Thermal safety of solid rocket motor with complex charge structure

Abstract

This present work is focused to study thermal safety and heat transfer characteristics of large-scale solid rocket motor (SRM) with complex star-charged structure. Here, we have used three-dimensional unsteady heat transfer model coupled with a two-step global reaction mechanism of ammonium perchlorate/hydroxyl terminated polyether (AP/HTPE) propellant. Comparisons of the ignition delay time and temperature of computational results are done with experimental studies, and a reasonable match has been obtained in these comparisons. It is found that the heats transferred from the thermal environment and released from the exothermic reaction of the propellant jointly intensify the occurrence of the cook-off response of the SRM. The propellant at the bottom of the SRM can reach to a higher temperature over the time and thus the exothermic reaction is rapidly intensified with an increase of the propellant temperature, releasing more reaction heat simultaneously.

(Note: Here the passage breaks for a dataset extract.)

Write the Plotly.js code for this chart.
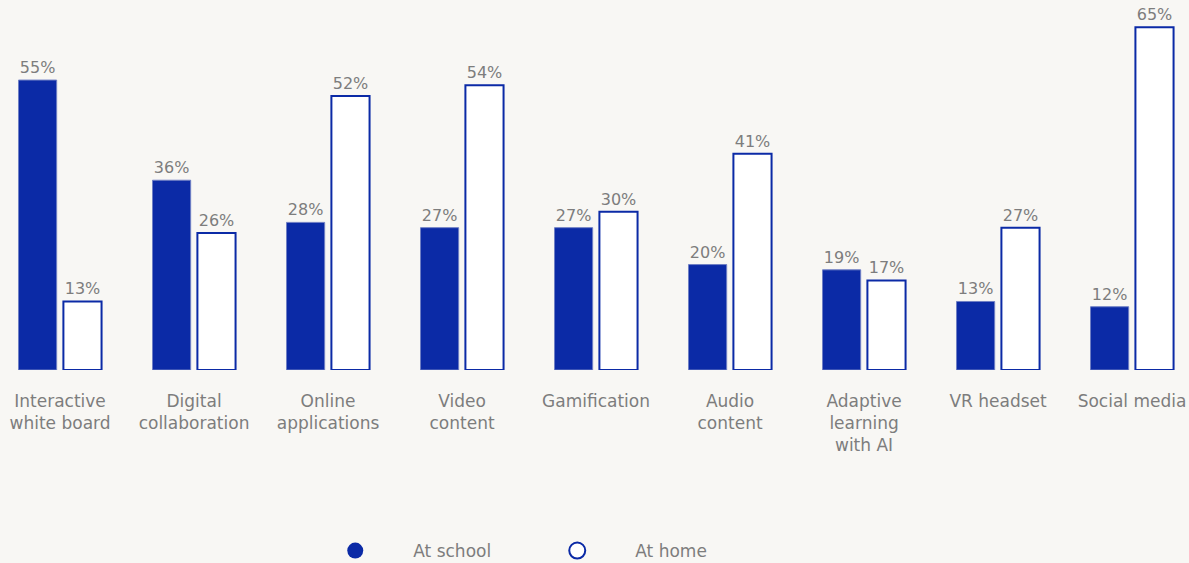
<!DOCTYPE html>
<html>
<head>
<meta charset="utf-8">
<script src="https://cdn.plot.ly/plotly-3.0.1.min.js"></script>
<style>
html, body { margin: 0; padding: 0; background: #f8f7f4; }
#chart { width: 1189px; height: 563px; }
</style>
</head>
<body>
<div id="chart"></div>
<script>
const categories = [
  'Interactive<br>white board', 'Digital<br>collaboration', 'Online<br>applications',
  'Video<br>content', 'Gamification', 'Audio<br>content',
  'Adaptive<br>learning<br>with AI', 'VR headset', 'Social media'
]
const atSchool = [55, 36, 28, 27, 27, 20, 19, 13, 12]
const atHome = [13, 26, 52, 54, 30, 41, 17, 27, 65]

const blue = '#0b2aa6'
const grey = '#7d7d7d'
const font = 'DejaVu Sans, sans-serif'

const pct = (v) => v.map(d => d + '%')

const data = [
  {
    type: 'bar', x: categories, y: atSchool, name: 'At school',
    marker: { color: blue, line: { color: '#6f7fc4', width: 1 } },
    text: pct(atSchool), textposition: 'outside', cliponaxis: false,
    textfont: { family: font, size: 16, color: grey },
    showlegend: false, hoverinfo: 'skip'
  },
  {
    type: 'bar', x: categories, y: atHome, name: 'At home',
    marker: { color: '#ffffff', line: { color: blue, width: 2 } },
    text: pct(atHome), textposition: 'outside', cliponaxis: false,
    textfont: { family: font, size: 16, color: grey },
    showlegend: false, hoverinfo: 'skip'
  },
  // legend entries with round markers
  {
    type: 'scatter', mode: 'markers', x: [null], y: [null], name: 'At school',
    marker: { color: blue, size: 19, symbol: 'circle' }
  },
  {
    type: 'scatter', mode: 'markers', x: [null], y: [null], name: 'At home',
    marker: { color: '#ffffff', size: 16, symbol: 'circle', line: { color: blue, width: 2 } }
  }
]

const layout = {
  width: 1189,
  height: 563,
  paper_bgcolor: '#f8f7f4',
  plot_bgcolor: '#f8f7f4',
  margin: { l: 0, r: 0, t: 1, b: 193 },
  barmode: 'group',
  bargap: 0.33,
  bargroupgap: 0.15,
  font: { family: font, size: 17, color: grey },
  xaxis: {
    type: 'category',
    range: [-0.448, 8.425],
    showgrid: false, zeroline: false, showline: false,
    ticks: '', ticklabelstandoff: 19,
    tickfont: { family: font, size: 17, color: grey }
  },
  yaxis: {
    range: [0, 70],
    visible: false, showgrid: false, zeroline: false
  },
  showlegend: true,
  legend: {
    orientation: 'h',
    xref: 'container', yref: 'container',
    x: 0.25, xanchor: 'left',
    y: 0.0213, yanchor: 'middle',
    itemwidth: 106,
    entrywidth: 101,
    font: { family: font, size: 17, color: grey },
    bgcolor: 'rgba(0,0,0,0)'
  }
}

Plotly.newPlot('chart', data, layout, { displayModeBar: false, staticPlot: true })
</script>
</body>
</html>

The heat energy is gradually accumulated in the SRM and the propellant is eventually ignited under this high-heat environment. The ignition temperature of the SRM basically linearly increases with the AP content at 10.8% HTPE and the ignition temperature curve under different AP contents is closer to the quadratic curve at 7.8% HTPE. Also, the content of HTPE mainly has a certain effect on the ignition time that is 288 s and 283 s with its content of 7.8% and 10.8%, respectively. The heat transfer rate and the case temperature of the SRM are all increasing with an increase of environmental temperature, while the depth of the heat transfer is decreasing. Further, the ignition delay time can be expressed on environmental temperature as: ti = 2.073263exp11 × Te-2.89.